What the exercise asks:
Type out the complete listing below word for word, without its pictures.

Dataset extract:
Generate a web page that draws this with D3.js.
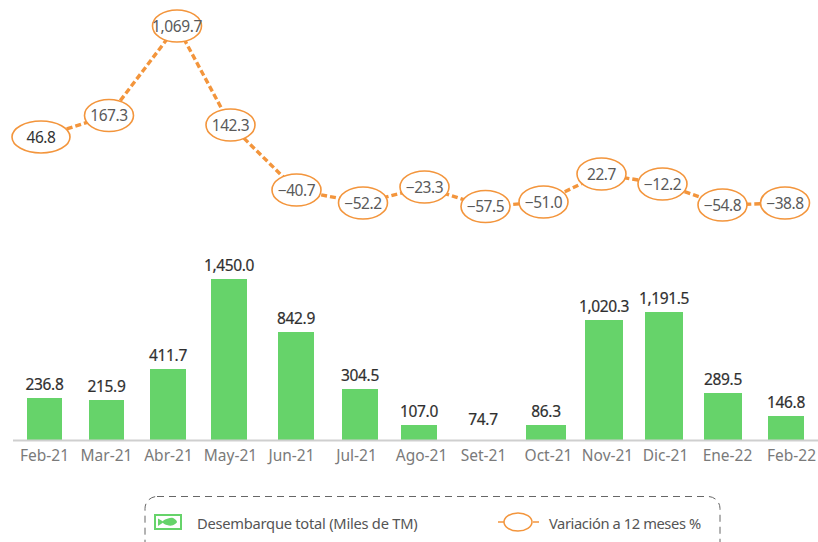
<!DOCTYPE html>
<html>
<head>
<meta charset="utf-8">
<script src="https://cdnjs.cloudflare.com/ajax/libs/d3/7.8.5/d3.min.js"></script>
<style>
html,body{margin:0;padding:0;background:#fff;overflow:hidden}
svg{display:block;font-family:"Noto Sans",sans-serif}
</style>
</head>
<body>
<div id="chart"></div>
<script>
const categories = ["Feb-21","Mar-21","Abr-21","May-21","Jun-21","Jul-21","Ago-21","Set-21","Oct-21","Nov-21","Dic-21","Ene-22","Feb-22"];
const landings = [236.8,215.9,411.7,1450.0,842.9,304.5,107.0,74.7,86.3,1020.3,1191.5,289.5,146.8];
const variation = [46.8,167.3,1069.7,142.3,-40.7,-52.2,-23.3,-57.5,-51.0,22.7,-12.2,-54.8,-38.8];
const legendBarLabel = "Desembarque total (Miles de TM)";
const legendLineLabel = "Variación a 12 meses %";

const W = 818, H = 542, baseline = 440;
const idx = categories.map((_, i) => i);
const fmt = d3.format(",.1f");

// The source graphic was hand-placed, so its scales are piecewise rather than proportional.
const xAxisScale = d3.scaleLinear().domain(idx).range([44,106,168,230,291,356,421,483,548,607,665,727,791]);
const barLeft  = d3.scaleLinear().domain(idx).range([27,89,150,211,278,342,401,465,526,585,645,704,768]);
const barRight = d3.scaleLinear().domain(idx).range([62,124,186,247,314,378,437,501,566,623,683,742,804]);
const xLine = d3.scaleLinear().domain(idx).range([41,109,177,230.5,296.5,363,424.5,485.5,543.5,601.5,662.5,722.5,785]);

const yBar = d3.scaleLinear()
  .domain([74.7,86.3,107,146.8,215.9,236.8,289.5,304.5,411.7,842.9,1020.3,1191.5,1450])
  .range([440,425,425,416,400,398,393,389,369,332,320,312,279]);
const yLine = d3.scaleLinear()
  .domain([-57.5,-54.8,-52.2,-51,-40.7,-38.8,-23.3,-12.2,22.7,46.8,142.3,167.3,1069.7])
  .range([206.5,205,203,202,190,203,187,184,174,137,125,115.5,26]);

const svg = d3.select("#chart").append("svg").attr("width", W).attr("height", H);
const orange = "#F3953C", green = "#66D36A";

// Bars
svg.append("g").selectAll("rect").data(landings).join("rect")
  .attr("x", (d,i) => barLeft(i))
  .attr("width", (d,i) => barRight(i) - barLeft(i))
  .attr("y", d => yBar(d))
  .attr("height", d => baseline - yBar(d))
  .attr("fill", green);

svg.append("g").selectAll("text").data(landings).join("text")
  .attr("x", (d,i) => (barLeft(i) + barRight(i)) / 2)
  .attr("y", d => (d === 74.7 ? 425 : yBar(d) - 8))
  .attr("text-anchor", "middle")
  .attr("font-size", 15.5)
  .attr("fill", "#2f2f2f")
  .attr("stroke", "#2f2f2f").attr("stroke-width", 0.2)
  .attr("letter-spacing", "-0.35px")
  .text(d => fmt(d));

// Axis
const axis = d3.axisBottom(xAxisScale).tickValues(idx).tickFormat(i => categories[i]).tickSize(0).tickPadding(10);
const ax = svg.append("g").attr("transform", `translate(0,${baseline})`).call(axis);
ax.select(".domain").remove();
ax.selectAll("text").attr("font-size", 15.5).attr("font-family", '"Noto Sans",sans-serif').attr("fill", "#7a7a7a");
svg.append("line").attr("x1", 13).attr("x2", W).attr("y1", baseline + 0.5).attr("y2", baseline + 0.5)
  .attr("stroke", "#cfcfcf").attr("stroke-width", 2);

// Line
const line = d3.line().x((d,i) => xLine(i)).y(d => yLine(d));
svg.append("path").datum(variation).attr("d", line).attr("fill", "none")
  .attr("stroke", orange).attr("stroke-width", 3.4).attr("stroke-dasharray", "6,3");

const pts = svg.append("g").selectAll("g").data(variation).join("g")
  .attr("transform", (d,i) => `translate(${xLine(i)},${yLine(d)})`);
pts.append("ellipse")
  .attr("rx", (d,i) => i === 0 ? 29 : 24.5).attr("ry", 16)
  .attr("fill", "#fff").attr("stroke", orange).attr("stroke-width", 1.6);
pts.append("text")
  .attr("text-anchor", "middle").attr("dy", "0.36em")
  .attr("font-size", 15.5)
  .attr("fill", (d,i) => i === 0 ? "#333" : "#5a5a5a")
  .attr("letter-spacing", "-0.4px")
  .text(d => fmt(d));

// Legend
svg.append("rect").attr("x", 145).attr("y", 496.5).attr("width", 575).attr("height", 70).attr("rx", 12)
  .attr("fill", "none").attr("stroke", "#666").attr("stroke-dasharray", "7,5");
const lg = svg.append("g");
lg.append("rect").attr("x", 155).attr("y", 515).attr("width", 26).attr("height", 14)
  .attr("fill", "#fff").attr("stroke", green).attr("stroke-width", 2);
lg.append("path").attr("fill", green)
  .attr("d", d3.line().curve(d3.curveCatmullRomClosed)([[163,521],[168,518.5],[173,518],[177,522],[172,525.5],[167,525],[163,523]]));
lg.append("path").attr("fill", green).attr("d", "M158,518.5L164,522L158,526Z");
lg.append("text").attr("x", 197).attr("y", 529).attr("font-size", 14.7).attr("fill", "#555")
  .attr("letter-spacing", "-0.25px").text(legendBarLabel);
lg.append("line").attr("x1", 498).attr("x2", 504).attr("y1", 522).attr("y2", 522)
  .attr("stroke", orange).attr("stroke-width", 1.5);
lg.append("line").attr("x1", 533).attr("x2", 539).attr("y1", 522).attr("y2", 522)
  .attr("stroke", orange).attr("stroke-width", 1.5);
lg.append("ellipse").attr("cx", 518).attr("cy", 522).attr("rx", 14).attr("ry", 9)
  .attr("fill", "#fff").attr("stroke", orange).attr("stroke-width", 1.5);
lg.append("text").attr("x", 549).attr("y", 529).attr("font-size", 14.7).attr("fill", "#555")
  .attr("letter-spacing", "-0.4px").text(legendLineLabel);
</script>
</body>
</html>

Written solution:
Generate a web page that draws this with D3.js.
<!DOCTYPE html>
<html>
<head>
<meta charset="utf-8">
<script src="https://cdnjs.cloudflare.com/ajax/libs/d3/7.8.5/d3.min.js"></script>
<style>
html,body{margin:0;padding:0;background:#fff;overflow:hidden}
svg{display:block;font-family:"Noto Sans",sans-serif}
</style>
</head>
<body>
<div id="chart"></div>
<script>
const categories = ["Feb-21","Mar-21","Abr-21","May-21","Jun-21","Jul-21","Ago-21","Set-21","Oct-21","Nov-21","Dic-21","Ene-22","Feb-22"];
const landings = [236.8,215.9,411.7,1450.0,842.9,304.5,107.0,74.7,86.3,1020.3,1191.5,289.5,146.8];
const variation = [46.8,167.3,1069.7,142.3,-40.7,-52.2,-23.3,-57.5,-51.0,22.7,-12.2,-54.8,-38.8];
const legendBarLabel = "Desembarque total (Miles de TM)";
const legendLineLabel = "Variación a 12 meses %";

const W = 818, H = 542, baseline = 440;
const idx = categories.map((_, i) => i);
const fmt = d3.format(",.1f");

// The source graphic was hand-placed, so its scales are piecewise rather than proportional.
const xAxisScale = d3.scaleLinear().domain(idx).range([44,106,168,230,291,356,421,483,548,607,665,727,791]);
const barLeft  = d3.scaleLinear().domain(idx).range([27,89,150,211,278,342,401,465,526,585,645,704,768]);
const barRight = d3.scaleLinear().domain(idx).range([62,124,186,247,314,378,437,501,566,623,683,742,804]);
const xLine = d3.scaleLinear().domain(idx).range([41,109,177,230.5,296.5,363,424.5,485.5,543.5,601.5,662.5,722.5,785]);

const yBar = d3.scaleLinear()
  .domain([74.7,86.3,107,146.8,215.9,236.8,289.5,304.5,411.7,842.9,1020.3,1191.5,1450])
  .range([440,425,425,416,400,398,393,389,369,332,320,312,279]);
const yLine = d3.scaleLinear()
  .domain([-57.5,-54.8,-52.2,-51,-40.7,-38.8,-23.3,-12.2,22.7,46.8,142.3,167.3,1069.7])
  .range([206.5,205,203,202,190,203,187,184,174,137,125,115.5,26]);

const svg = d3.select("#chart").append("svg").attr("width", W).attr("height", H);
const orange = "#F3953C", green = "#66D36A";

// Bars
svg.append("g").selectAll("rect").data(landings).join("rect")
  .attr("x", (d,i) => barLeft(i))
  .attr("width", (d,i) => barRight(i) - barLeft(i))
  .attr("y", d => yBar(d))
  .attr("height", d => baseline - yBar(d))
  .attr("fill", green);

svg.append("g").selectAll("text").data(landings).join("text")
  .attr("x", (d,i) => (barLeft(i) + barRight(i)) / 2)
  .attr("y", d => (d === 74.7 ? 425 : yBar(d) - 8))
  .attr("text-anchor", "middle")
  .attr("font-size", 15.5)
  .attr("fill", "#2f2f2f")
  .attr("stroke", "#2f2f2f").attr("stroke-width", 0.2)
  .attr("letter-spacing", "-0.35px")
  .text(d => fmt(d));

// Axis
const axis = d3.axisBottom(xAxisScale).tickValues(idx).tickFormat(i => categories[i]).tickSize(0).tickPadding(10);
const ax = svg.append("g").attr("transform", `translate(0,${baseline})`).call(axis);
ax.select(".domain").remove();
ax.selectAll("text").attr("font-size", 15.5).attr("font-family", '"Noto Sans",sans-serif').attr("fill", "#7a7a7a");
svg.append("line").attr("x1", 13).attr("x2", W).attr("y1", baseline + 0.5).attr("y2", baseline + 0.5)
  .attr("stroke", "#cfcfcf").attr("stroke-width", 2);

// Line
const line = d3.line().x((d,i) => xLine(i)).y(d => yLine(d));
svg.append("path").datum(variation).attr("d", line).attr("fill", "none")
  .attr("stroke", orange).attr("stroke-width", 3.4).attr("stroke-dasharray", "6,3");

const pts = svg.append("g").selectAll("g").data(variation).join("g")
  .attr("transform", (d,i) => `translate(${xLine(i)},${yLine(d)})`);
pts.append("ellipse")
  .attr("rx", (d,i) => i === 0 ? 29 : 24.5).attr("ry", 16)
  .attr("fill", "#fff").attr("stroke", orange).attr("stroke-width", 1.6);
pts.append("text")
  .attr("text-anchor", "middle").attr("dy", "0.36em")
  .attr("font-size", 15.5)
  .attr("fill", (d,i) => i === 0 ? "#333" : "#5a5a5a")
  .attr("letter-spacing", "-0.4px")
  .text(d => fmt(d));

// Legend
svg.append("rect").attr("x", 145).attr("y", 496.5).attr("width", 575).attr("height", 70).attr("rx", 12)
  .attr("fill", "none").attr("stroke", "#666").attr("stroke-dasharray", "7,5");
const lg = svg.append("g");
lg.append("rect").attr("x", 155).attr("y", 515).attr("width", 26).attr("height", 14)
  .attr("fill", "#fff").attr("stroke", green).attr("stroke-width", 2);
lg.append("path").attr("fill", green)
  .attr("d", d3.line().curve(d3.curveCatmullRomClosed)([[163,521],[168,518.5],[173,518],[177,522],[172,525.5],[167,525],[163,523]]));
lg.append("path").attr("fill", green).attr("d", "M158,518.5L164,522L158,526Z");
lg.append("text").attr("x", 197).attr("y", 529).attr("font-size", 14.7).attr("fill", "#555")
  .attr("letter-spacing", "-0.25px").text(legendBarLabel);
lg.append("line").attr("x1", 498).attr("x2", 504).attr("y1", 522).attr("y2", 522)
  .attr("stroke", orange).attr("stroke-width", 1.5);
lg.append("line").attr("x1", 533).attr("x2", 539).attr("y1", 522).attr("y2", 522)
  .attr("stroke", orange).attr("stroke-width", 1.5);
lg.append("ellipse").attr("cx", 518).attr("cy", 522).attr("rx", 14).attr("ry", 9)
  .attr("fill", "#fff").attr("stroke", orange).attr("stroke-width", 1.5);
lg.append("text").attr("x", 549).attr("y", 529).attr("font-size", 14.7).attr("fill", "#555")
  .attr("letter-spacing", "-0.4px").text(legendLineLabel);
</script>
</body>
</html>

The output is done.